Thursday, July 24, 2008

John Browne from the Eton Choir Book

I wish I knew more about the compositions of John Browne and how they happened to appear in the late 15th century and early 16th century, before the Reformation. These motets were sung in English cathedrals, and I've wonder why his work seems to be completely unknown to most everyone but a handful of specialists.

I wonder these things because as you listen, the temptation is to place the music perhaps a century later, to the period of Vitoria and Tallis. They seem more sophisticated than other music from this period. The textures are astonishingly rich and varied, and the lines are long and luxurious, while the harmonies themselves seem oddly advanced. When I first put this CD in my player probably six months ago, I almost couldn't believe my ears. It is so beautiful and so surprising, and I truly cannot imagine that there is a single person who wouldn't agree that this music is fantastic. What a remarkable artist he must have been.

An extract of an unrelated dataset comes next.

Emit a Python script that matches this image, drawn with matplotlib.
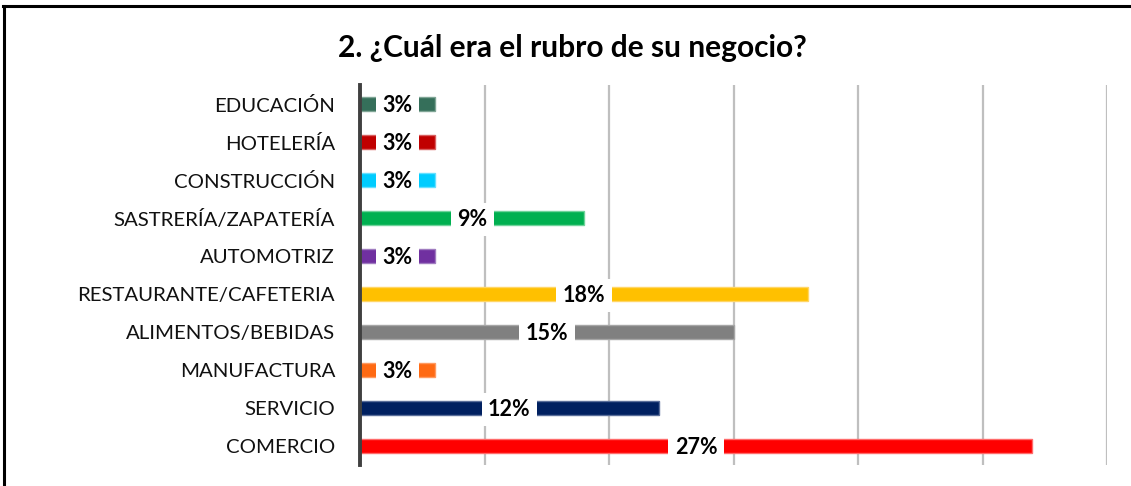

The Wikipedia entry also seems a bit thin, since very little is known. Apparently he was among the first composers of the Eton Choir book for use at Eton College. He contributed Salve Regina, Stabat Juxta, Stabat Mater, O Regina Mundi Clara, and O Maria Salvatoris. Each one is scored for a different set of voices, so as you listen, each new composition and even each new set of phrases provides a different texture from the last. The musical lines are incredibly long and flowing, so much so that I can't really imagine an amateur choir handling this material well.

This is why we must be grateful that Peter Phillips went to the trouble of putting all this together and making it available. I'm not sure we would otherwise here this. You can listen to samples on Amazon. It provides a musical picture of a world forgotten. But impressively, however, it is timeless music that it is not the slightest bit dated after half a millennium.

I would recommend this recording for anyone who is interested in Renaissance music but wants to venture outside the standard fare. It provides a wonderful demonstration of the highest form of art that the faith inspired, even before the counterreformation.